There's also a financial dimension to consider. Premium personal training in major US markets typically runs between $80 and $200 per session, with specialized longevity-focused coaching or studio memberships often ranging from $500 to $1,500 per month depending on session frequency and market. That's a meaningful investment, and it's one that deserves the same scrutiny you'd apply to any other health-related spending. The coaching industry itself is growing. Industry data shows coaching revenue growing 17% globally, which means more options but also more variability in quality.

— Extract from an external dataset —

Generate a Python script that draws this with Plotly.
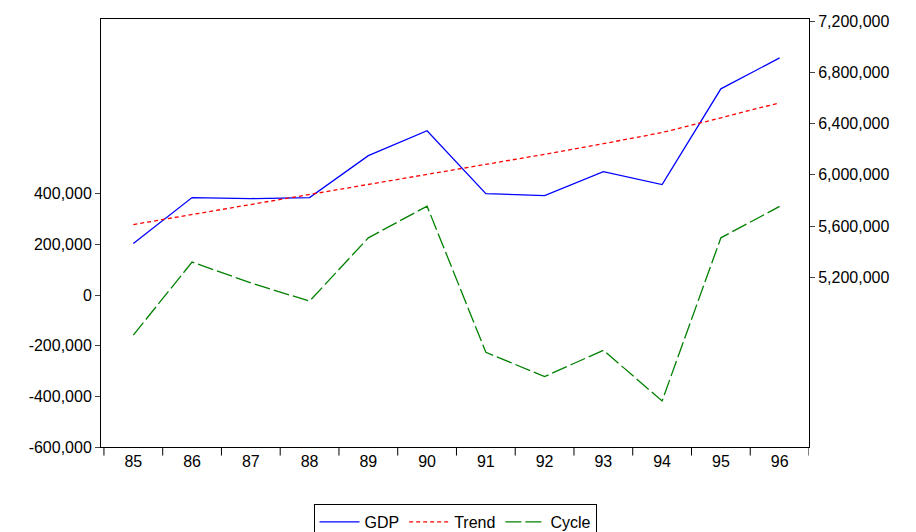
import plotly.graph_objects as go

years = ["85", "86", "87", "88", "89", "90", "91", "92", "93", "94", "95", "96"]
gdp = [5464600, 5822600, 5814800, 5822600, 6149400, 6344000, 5853700, 5838100, 6025000, 5923700, 6670800, 6912100]
trend = [5612000, 5690000, 5767000, 5846000, 5923000, 6000000, 6080000, 6160000, 6243000, 6330000, 6445000, 6562000]
cycle = [-158000, 130000, 48000, -24000, 226000, 351000, -226000, -322000, -218000, -418000, 226000, 350000]
left_ticks = [-600000, -400000, -200000, 0, 200000, 400000]
right_ticks = [5200000, 5600000, 6000000, 6400000, 6800000, 7200000]
xs = list(range(len(years)))

fig = go.Figure()
fig.add_trace(go.Scatter(x=xs, y=gdp, name="GDP", yaxis="y2", mode="lines",
                         line=dict(color="#0000ff", width=1.3)))
fig.add_trace(go.Scatter(x=xs, y=trend, name="Trend", yaxis="y2", mode="lines",
                         line=dict(color="#ff0000", width=1.3, dash="4px,3px")))
fig.add_trace(go.Scatter(x=xs, y=cycle, name="Cycle", mode="lines",
                         line=dict(color="#008000", width=1.3, dash="16px,4px")))

fig.update_layout(
    width=916, height=532,
    margin=dict(l=93, r=115, t=11, b=93),
    plot_bgcolor="white", paper_bgcolor="white",
    font=dict(family="Liberation Sans, Arial", size=16, color="black"),
    xaxis=dict(range=[-0.55, 11.5], tickvals=xs, ticktext=years, showgrid=False,
               zeroline=False, showline=True, linecolor="black", mirror=True,
               ticks="outside", ticklen=0, automargin=False),
    yaxis=dict(range=[-600000, 1090000], tickvals=left_ticks,
               ticktext=[f"{v:,}" for v in left_ticks], showgrid=False, zeroline=False,
               showline=True, linecolor="black", ticks="outside", ticklen=5,
               automargin=False),
    yaxis2=dict(range=[3877000, 7215600], overlaying="y", side="right",
                tickvals=right_ticks, ticktext=[f"{v:,}" for v in right_ticks],
                showgrid=False, zeroline=False, showline=True,
                linecolor="black", ticks="outside", ticklen=5, automargin=False),
    legend=dict(orientation="h", x=0.5, xanchor="center", xref="paper",
                y=0.0, yanchor="bottom", yref="container",
                bordercolor="black", borderwidth=1, font=dict(size=16),
                tracegroupgap=0, itemwidth=40),
)

# category boundary ticks on the x axis
for i in range(len(years) + 1):
    fig.add_shape(type="line", xref="x", yref="paper", x0=i - 0.5, x1=i - 0.5,
                  y0=0, y1=-0.02, line=dict(color="black", width=1))

fig.write_html("out.html")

Wearable technology has added a new layer to this conversation. Platforms and devices that track recovery metrics, HRV, and training load have started to position themselves as coaching tools. The growth of wearable coaching platforms reflects real demand for data-driven training guidance. But data without interpretation isn't coaching. A device that tells you your recovery score was 62 doesn't know your training history, your movement patterns, or how your body responds to stress. A skilled coach does.

How to Actually Choose the Right Coach

When you're evaluating trainers, treat the initial consultation as an interview. You're not there to be sold a package. You're there to assess whether this person thinks about training the way longevity research suggests it should be approached.

Look for coaches who ask more questions than they answer in that first meeting. A trainer who has already designed your program before learning about your history, your goals, and your lifestyle isn't programming for you. They're delivering a template with your name on it.

Ask to see how they structure a training block for someone in your demographic. Ask about their continuing education. Ask how their approach has evolved over the years. Coaches who are actively learning and updating their methods are more likely to be applying current thinking than those who locked in their approach a decade ago and haven't revisited it since.

Strength training done well is one of the most evidence-supported investments you can make in your long-term health. The compounding benefits to muscle mass, bone density, metabolic function, cognitive health, and independence as you age are substantial and well-documented. But those benefits don't come from just showing up. They come from showing up with the right guide, following the right system, over enough time for the adaptations to take hold. Finding that coach is worth the effort it takes.